La vérité est que, sauf dans le cas d’un sujet très spécialisé, comme la Structure de l’Univers, on ne peut distribuer, sous des rubriques précises, les réflexions d’un littérateur. Quand il parle de langage, il parle aussi de morale. En composant des rubriques, on sollicite sa pensée. Ici, la sollicitation est un peu aggravée par des titres intercalaires qui reprennent, en capitales, certaines phrases des carnets, et d’une certaine manière, orientent arbitrairement la lecture.
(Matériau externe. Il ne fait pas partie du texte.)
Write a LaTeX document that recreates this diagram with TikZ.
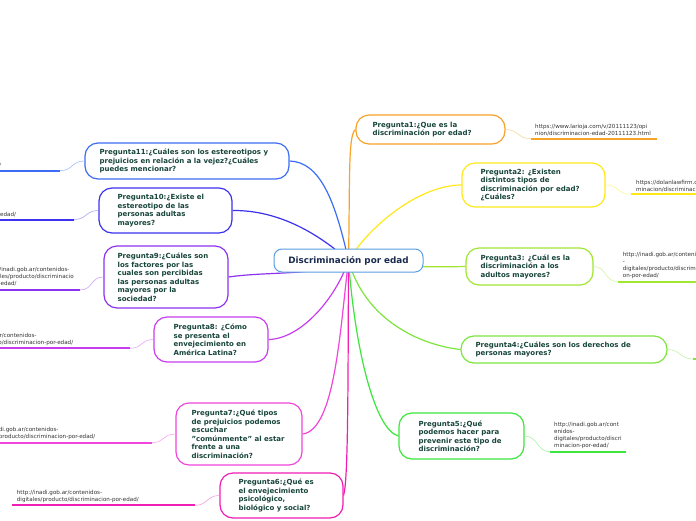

Quelle que soit la solution adoptée, je considère, en tout cas, qu’il serait préférable de supprimer ces titres.
Maintenant, la solution. Vous ferez ce que vous voudrez. Je continue à penser que l’ordre chronologique est le seul qui soit fidèle quand on publie les notes et fragments d’un auteur. Et, personnellement, si
cette aventure m’arrivait, je me lèverais d’entre les morts pour réclamer d’être présenté au long de mon propre temps. Aucun éditeur, même intelligent, même intime de l’auteur, ne peut recomposer ce que l’auteur lui-même n’a pas su composer et qu’il a accepté de confier au temps et à l’évolution de sa pensée ou de son art. Si N. de V. ne veut pas recommencer son travail, alors demandez-lui au moins de fondre les deux premiers cahiers, les deux autres servant d’appendices. Et si elle veut le statu quo, alors paix à Saint-Ex !
Ouf, je t’écrirai une autre fois question coeur. Pour le moment, je vous embrasse tous.
A. C . »
Épilogue
Les Carnets, dont quelques brefs extraits étaient parus en revues en 1952, furent publiés en 1953 par Pierre Chevrier et Michel Quesnel, suivant un classement thématique contraire à la juste recommandation de Camus. Mais une nouvelle édition parut en 1975, donnée par les mêmes éditeurs : l’ordre chronologique du manuscrit (six carnets de 1935 à 1940) était cette fois-ci respecté. Ce parti pris chronologique fut retenu pour le premier tome des Œuvres complètes de l’auteur du Petit Prince, paru en 1994 dans la « Pléiade ».
1. L’exposition actuellement présentée à Aix-en-Provence par la bibliothèque Méjanes, où sont aujourd’hui conservées les archives personnelles d’Albert Camus, retrace l’histoire de ces deux âges de la « Pléiade Camus » – dressant, en outre, un intéressant parallèle avec l’édition des œuvres de Saint-John Perse en Pléiade.